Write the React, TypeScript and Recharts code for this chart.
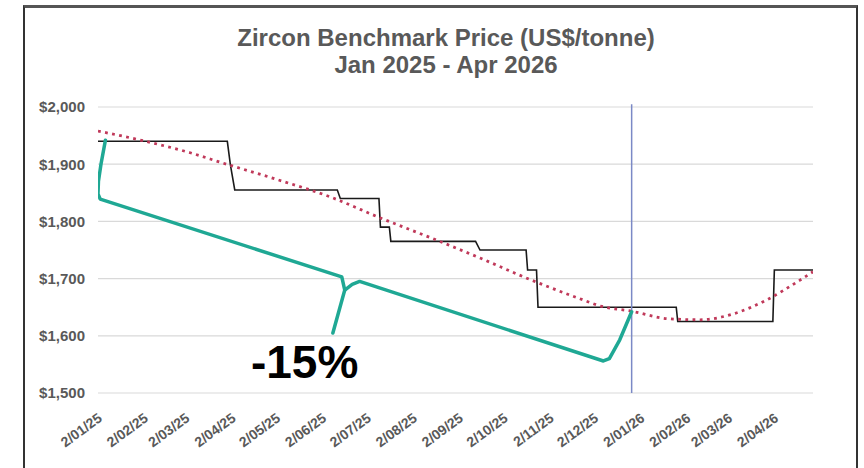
import { LineChart, Line, XAxis, YAxis, CartesianGrid, ReferenceLine, ReferenceDot } from 'recharts';

// x values are days counted from 2 Jan 2025
const tickDays = [0, 31, 59, 90, 120, 151, 181, 212, 243, 273, 304, 334, 365, 396, 424, 455];
const tickLabels = [
    '2/01/25', '2/02/25', '2/03/25', '2/04/25', '2/05/25', '2/06/25', '2/07/25', '2/08/25',
    '2/09/25', '2/10/25', '2/11/25', '2/12/25', '2/01/26', '2/02/26', '2/03/26', '2/04/26',
];
const priceTicks = [1500, 1600, 1700, 1800, 1900, 2000];

// benchmark price (step line)
const priceDays = [0, 87, 89, 90, 92, 161, 163, 189, 190, 196, 197, 254, 257, 288, 289, 295, 296, 389, 390, 454, 455, 481];
const prices = [1940, 1940, 1900, 1885, 1855, 1855, 1840, 1840, 1790, 1790, 1765, 1765, 1750, 1750, 1715, 1715, 1650, 1650, 1625, 1625, 1715, 1715];

// polynomial trendline
const trendDays = [0, 37, 62, 84, 122, 156, 190, 230, 257, 291, 324, 338, 359, 383, 405, 427, 450, 472, 481];
const trendValues = [1958, 1937, 1920, 1902, 1872, 1843, 1806, 1765, 1736, 1698, 1665, 1652, 1643, 1630, 1628, 1638, 1663, 1697, 1712];

// hand drawn brace annotation
const braceLeftDays = [5, 2, 0.3, 0, 1.5, 164, 166, 158];
const braceLeftValues = [1942, 1900, 1870, 1848, 1839, 1703, 1680, 1605];
const braceRightDays = [166, 171, 176, 340, 344, 351, 359];
const braceRightValues = [1680, 1690, 1695, 1556, 1560, 1593, 1642];

const markerDay = 359;
const changeLabel = '-15%';

const zip = (xs: number[], ys: number[]) => xs.map((day, i) => ({ day, v: ys[i] }));

const priceData = zip(priceDays, prices);
const trendData = zip(trendDays, trendValues);
const braceLeft = zip(braceLeftDays, braceLeftValues);
const braceRight = zip(braceRightDays, braceRightValues);

const FONT = '"Liberation Sans", Arial, sans-serif';
const GREY = '#595959';
const TEAL = '#1fa894';

const DateTick = (props: any) => {
    const { x, y, payload } = props;
    const idx = tickDays.indexOf(payload.value);
    return (
        <g transform={`translate(${x - 1},${y + 11})`}>
            <text
                x={0}
                y={0}
                dy="0.72em"
                textAnchor="end"
                transform="rotate(-36)"
                fontSize={14}
                fontWeight={700}
                fill={GREY}
                fontFamily={FONT}
            >
                {tickLabels[idx]}
            </text>
        </g>
    );
};

const App = () => {
    return (
        <div style={{ position: 'fixed', left: 0, top: 0, width: 864, height: 468, background: '#fff', overflow: 'hidden', fontFamily: FONT }}>
            {/* frame */}
            <div
                style={{
                    position: 'absolute',
                    left: 23,
                    top: 5,
                    width: 835,
                    height: 490,
                    boxSizing: 'border-box',
                    borderTop: '3px solid #555',
                    borderLeft: '2px solid #333',
                    borderRight: '2px solid #333',
                }}
            />
            {/* title */}
            <div
                style={{
                    position: 'absolute',
                    left: 0,
                    width: 892,
                    top: 25,
                    textAlign: 'center',
                    color: GREY,
                    fontWeight: 700,
                    fontSize: 24,
                    lineHeight: '26.6px',
                }}
            >
                Zircon Benchmark Price (US$/tonne)
                <br />
                Jan 2025 - Apr 2026
            </div>
            <div style={{ position: 'absolute', left: 0, top: 0 }}>
                <LineChart width={864} height={468} margin={{ top: 107, right: 51, bottom: 15, left: 38 }}>
                    <CartesianGrid vertical={false} stroke="#d9d9d9" strokeWidth={1.2} />
                    <XAxis
                        type="number"
                        dataKey="day"
                        domain={[0, 481]}
                        ticks={tickDays}
                        allowDataOverflow
                        interval={0}
                        axisLine={false}
                        tickLine={false}
                        height={60}
                        tick={<DateTick />}
                    />
                    <YAxis
                        domain={[1500, 2000]}
                        ticks={priceTicks}
                        allowDataOverflow
                        width={60}
                        axisLine={false}
                        tickLine={false}
                        tickMargin={7}
                        tickFormatter={(v: number) => `$${v.toLocaleString('en-US')}`}
                        tick={{ fill: GREY, fontSize: 15, fontWeight: 700, fontFamily: FONT }}
                    />
                    <Line
                        data={priceData}
                        dataKey="v"
                        type="linear"
                        stroke="#1a1a1a"
                        strokeWidth={1.6}
                        dot={false}
                        activeDot={false}
                        isAnimationActive={false}
                    />
                    <Line
                        data={trendData}
                        dataKey="v"
                        type="monotone"
                        stroke="#c0395a"
                        strokeWidth={2.8}
                        strokeDasharray="2.8 4.4"
                        dot={false}
                        activeDot={false}
                        isAnimationActive={false}
                    />
                    <ReferenceLine
                        segment={[{ x: markerDay, y: 2005 }, { x: markerDay, y: 1500 }]}
                        stroke="#7b89c6"
                        strokeWidth={1.5}
                        ifOverflow="visible"
                    />
                    <Line
                        data={braceLeft}
                        dataKey="v"
                        type="linear"
                        stroke={TEAL}
                        strokeWidth={3.5}
                        strokeLinejoin="round"
                        strokeLinecap="round"
                        dot={false}
                        activeDot={false}
                        isAnimationActive={false}
                    />
                    <Line
                        data={braceRight}
                        dataKey="v"
                        type="linear"
                        stroke={TEAL}
                        strokeWidth={3.5}
                        strokeLinejoin="round"
                        strokeLinecap="round"
                        dot={false}
                        activeDot={false}
                        isAnimationActive={false}
                    />
                    <ReferenceDot
                        x={139}
                        y={1555}
                        r={0}
                        ifOverflow="visible"
                        label={{ value: changeLabel, position: 'center', fontSize: 46, fontWeight: 700, fill: '#000', fontFamily: FONT }}
                    />
                </LineChart>
            </div>
        </div>
    );
};

export default App;
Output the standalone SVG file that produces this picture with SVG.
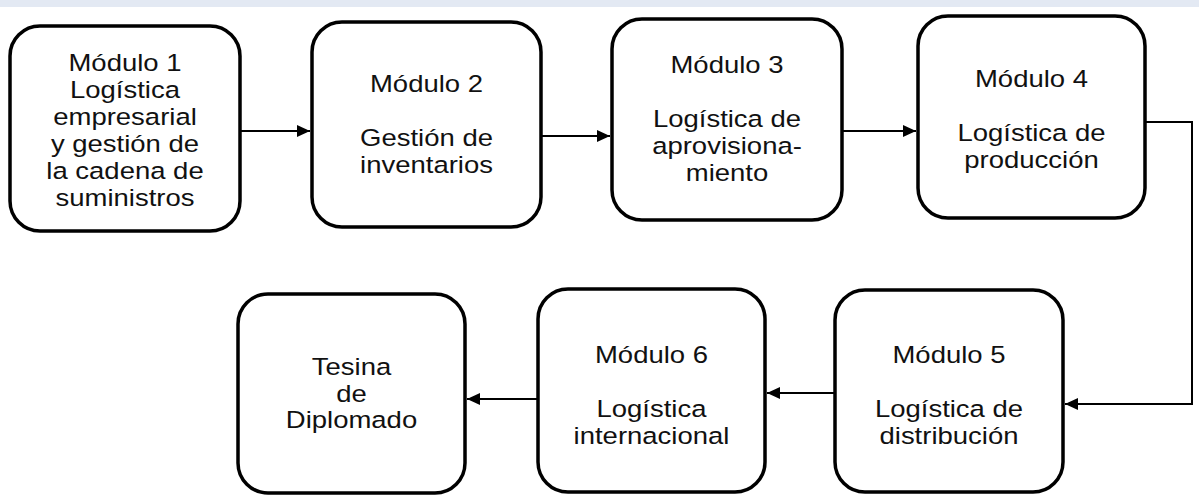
<svg xmlns="http://www.w3.org/2000/svg" width="1199" height="497" viewBox="0 0 1199 497">
<style>
.box{fill:#fff;stroke:#000;stroke-width:3.5}
.t{font-family:"Liberation Sans",Arial,sans-serif;font-size:23.5px;fill:#111;text-anchor:middle}
.c{fill:none;stroke:#000;stroke-width:2}
</style>
<defs>
<marker id="ah" markerUnits="userSpaceOnUse" markerWidth="14" markerHeight="12" refX="13" refY="6" orient="auto">
<path d="M0,0 L13,6 L0,12 Z" fill="#000"/>
</marker>
</defs>
<rect x="0" y="0" width="1199" height="497" fill="#fff"/>
<rect x="0" y="0" width="1199" height="7" fill="#e3e9f3"/>
<g id="connectors">
<line class="c" x1="240" y1="131" x2="310" y2="131" marker-end="url(#ah)"/>
<line class="c" x1="541" y1="136" x2="610" y2="136" marker-end="url(#ah)"/>
<line class="c" x1="842" y1="131" x2="916" y2="131" marker-end="url(#ah)"/>
<polyline class="c" points="1145,122 1192,122 1192,404 1065,404" marker-end="url(#ah)"/>
<line class="c" x1="835" y1="393" x2="767" y2="393" marker-end="url(#ah)"/>
<line class="c" x1="538" y1="399" x2="467" y2="399" marker-end="url(#ah)"/>
</g>
<g id="m1">
<rect class="box" x="10" y="26" width="230" height="205" rx="30"/>
<g transform="translate(125 0) scale(1.17 1)">
<text class="t" x="0" y="71">Módulo 1</text>
<text class="t" x="0" y="98">Logística</text>
<text class="t" x="0" y="125">empresarial</text>
<text class="t" x="0" y="152">y gestión de</text>
<text class="t" x="0" y="179">la cadena de</text>
<text class="t" x="0" y="206">suministros</text>
</g>
</g>
<g id="m2">
<rect class="box" x="312" y="22" width="229" height="205" rx="30"/>
<g transform="translate(426.5 0) scale(1.17 1)">
<text class="t" x="0" y="92">Módulo 2</text>
<text class="t" x="0" y="146">Gestión de</text>
<text class="t" x="0" y="173">inventarios</text>
</g>
</g>
<g id="m3">
<rect class="box" x="612" y="19" width="230" height="201" rx="30"/>
<g transform="translate(727 0) scale(1.17 1)">
<text class="t" x="0" y="73">Módulo 3</text>
<text class="t" x="0" y="127">Logística de</text>
<text class="t" x="0" y="154">aprovisiona-</text>
<text class="t" x="0" y="181">miento</text>
</g>
</g>
<g id="m4">
<rect class="box" x="918" y="16" width="227" height="202" rx="30"/>
<g transform="translate(1031.5 0) scale(1.17 1)">
<text class="t" x="0" y="87">Módulo 4</text>
<text class="t" x="0" y="141">Logística de</text>
<text class="t" x="0" y="168">producción</text>
</g>
</g>
<g id="m5">
<rect class="box" x="835" y="290" width="228" height="202" rx="30"/>
<g transform="translate(949 0) scale(1.17 1)">
<text class="t" x="0" y="363">Módulo 5</text>
<text class="t" x="0" y="417">Logística de</text>
<text class="t" x="0" y="444">distribución</text>
</g>
</g>
<g id="m6">
<rect class="box" x="538" y="289" width="227" height="203" rx="30"/>
<g transform="translate(651.5 0) scale(1.17 1)">
<text class="t" x="0" y="363">Módulo 6</text>
<text class="t" x="0" y="417">Logística</text>
<text class="t" x="0" y="444">internacional</text>
</g>
</g>
<g id="tesina">
<rect class="box" x="238" y="294" width="227" height="199" rx="30"/>
<g transform="translate(351.5 0) scale(1.17 1)">
<text class="t" x="0" y="375">Tesina</text>
<text class="t" x="0" y="402">de</text>
<text class="t" x="0" y="428">Diplomado</text>
</g>
</g>
</svg>
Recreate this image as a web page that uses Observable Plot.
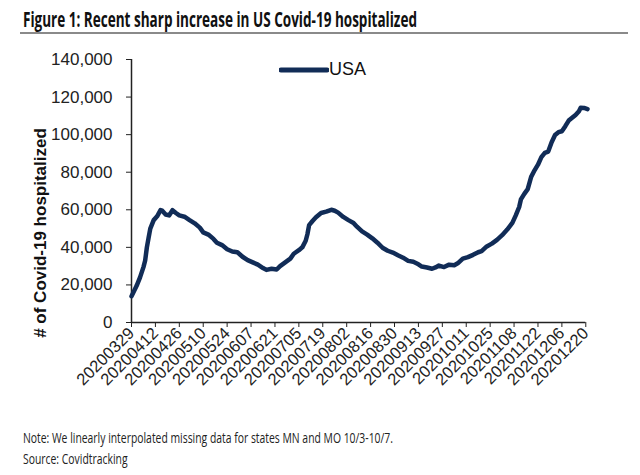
<!DOCTYPE html>
<html><head><meta charset="utf-8">
<script src="https://cdn.jsdelivr.net/npm/d3@7"></script>
<script src="https://cdn.jsdelivr.net/npm/@observablehq/plot@0.6"></script>
<style>
body{margin:0;background:#fff;width:640px;height:475px;position:relative;overflow:hidden;font-family:"Liberation Sans",Arial,sans-serif;}
#title{position:absolute;left:23px;top:9px;font-family:"Open Sans",sans-serif;font-weight:bold;font-size:20.5px;line-height:20.5px;color:#111;white-space:nowrap;transform-origin:0 0;}
#rule{position:absolute;left:20px;top:32px;width:608px;height:2px;background:#8a8a8a;}
#chart{position:absolute;left:0;top:40px;}
#legend{position:absolute;left:279px;top:59px;display:flex;align-items:center;font-size:18px;color:#111;}
#notes{position:absolute;left:23px;top:427px;font-family:"Open Sans",sans-serif;font-size:14px;line-height:21px;color:#222;white-space:nowrap;transform-origin:0 0;}
</style>
</head><body>
<div id="title">Figure 1: Recent sharp increase in US Covid-19 hospitalized</div>
<div id="rule"></div>
<div id="chart"></div>
<div id="legend"><svg width="50" height="10"><line x1="2" y1="5" x2="48" y2="5" stroke="#112c57" stroke-width="5" stroke-linecap="round"/></svg><span>USA</span></div>
<div id="notes"><span id="note1">Note: We linearly interpolated missing data for states MN and MO 10/3-10/7.</span><br>Source: Covidtracking</div>
<script>
const dates = ["20200329","20200401","20200403","20200405","20200406","20200407","20200408","20200409","20200411","20200413",
"20200415","20200416","20200418","20200420","20200422","20200424","20200426","20200429","20200502","20200505",
"20200508","20200510","20200513","20200516","20200518","20200521","20200524","20200527","20200530","20200602",
"20200605","20200608","20200611","20200614","20200616","20200619","20200622","20200624","20200627","20200630",
"20200702","20200705","20200707","20200709","20200710","20200711","20200713","20200715","20200718","20200721",
"20200724","20200726","20200728","20200731","20200803","20200806","20200808","20200811","20200814","20200817",
"20200820","20200823","20200826","20200829","20200901","20200904","20200907","20200910","20200913","20200915",
"20200918","20200921","20200923","20200925","20200928","20201001","20201004","20201006","20201009","20201012",
"20201015","20201018","20201020","20201023","20201026","20201029","20201101","20201104","20201107","20201109",
"20201111","20201112","20201114","20201116","20201118","20201120","20201122","20201124","20201126","20201128",
"20201130","20201202","20201204","20201206","20201208","20201210","20201212","20201214","20201216","20201217",
"20201219","20201221"];
const hospitalized = [14000,19500,24000,29500,33000,40000,45000,50000,54500,56500,
59800,59500,57500,57000,59800,58300,57000,56300,54500,52800,
50500,48000,46800,44500,42500,41200,39000,37800,37400,35000,
33200,32000,30800,29000,28000,28600,28200,30000,32000,34000,
36600,38500,40000,43500,47000,51800,54000,56000,58300,59000,
60000,59500,58500,56200,54500,53000,51000,48500,46800,44800,
42500,39800,38200,37200,35800,34500,32800,32300,31000,29800,
29300,28600,29300,30300,29500,30800,30500,31500,34000,34800,
36000,37400,38000,40500,42000,44000,46500,49500,53000,57000,
61500,65500,68500,71000,77500,81000,84000,88000,90300,91000,
96000,99800,101300,101800,104500,107500,109000,110500,112500,114300,
114200,113600];
const xTickLabels = ["20200329","20200412","20200426","20200510","20200524","20200607","20200621","20200705","20200719","20200802",
"20200816","20200830","20200913","20200927","20201011","20201025","20201108","20201122","20201206","20201220"];
const yTicks = [0,20000,40000,60000,80000,100000,120000,140000];
const yLabel = "# of Covid-19 hospitalized";

// fit condensed-looking title and notes to the reference widths
const t = document.getElementById("title");
t.style.transform = `scaleX(${394 / t.getBoundingClientRect().width})`;
const n = document.getElementById("notes");
n.style.transform = `scaleX(${370 / document.getElementById("note1").getBoundingClientRect().width})`;

const parse = d3.utcParse("%Y%m%d");
const data = dates.map((d, i) => ({date: parse(d), value: hospitalized[i]}));
const xTicks = xTickLabels.map(parse);

const chart = Plot.plot({
  width: 640,
  height: 375,
  marginLeft: 131,
  marginRight: 53,
  marginTop: 19,
  marginBottom: 93,
  style: {fontFamily: "'Liberation Sans', Arial, sans-serif", fontSize: "16px", color: "#222", background: "transparent", overflow: "visible"},
  x: {type: "utc", domain: [xTicks[0], data[data.length - 1].date]},
  y: {domain: [yTicks[0], yTicks[yTicks.length - 1]]},
  marks: [
    Plot.axisY({ticks: yTicks, tickFormat: d3.format(","), tickSize: 5, tickPadding: 14, label: null, fontSize: 17, stroke: "#222", fill: "#222"}),
    Plot.axisX({ticks: xTicks, tickFormat: d3.utcFormat("%Y%m%d"), tickRotate: -45, tickSize: 5, tickPadding: 3, label: null, fontSize: 16.5, stroke: "#222", fill: "#222"}),
    Plot.ruleX([xTicks[0]], {stroke: "#222", strokeWidth: 1.5}),
    Plot.ruleY([yTicks[0]], {x1: () => xTicks[0], x2: () => xTicks[xTicks.length - 1], stroke: "#222", strokeWidth: 1.5}),
    Plot.line(data, {x: "date", y: "value", stroke: "#112c57", strokeWidth: 4.5, strokeLinejoin: "round", strokeLinecap: "round"}),
    Plot.text([yLabel], {frameAnchor: "left", textAnchor: "middle", rotate: -90, dx: -91, dy: 42, fontWeight: "bold", fontSize: 17, fill: "#111"})
  ]
});
document.getElementById("chart").append(chart);
</script>
</body></html>
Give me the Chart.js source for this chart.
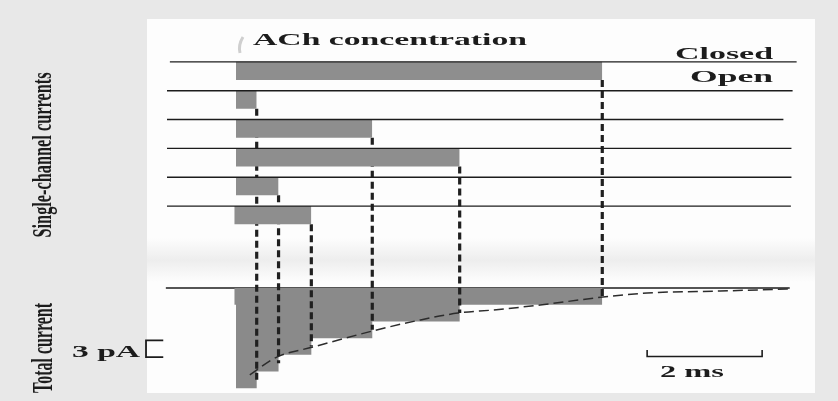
====
Problem requirements
Go through the entries and return each line where the word "that" appears.

Full answer
Output the standalone SVG file that produces this picture with SVG.
Recreate this image as a web page that uses Observable Plot.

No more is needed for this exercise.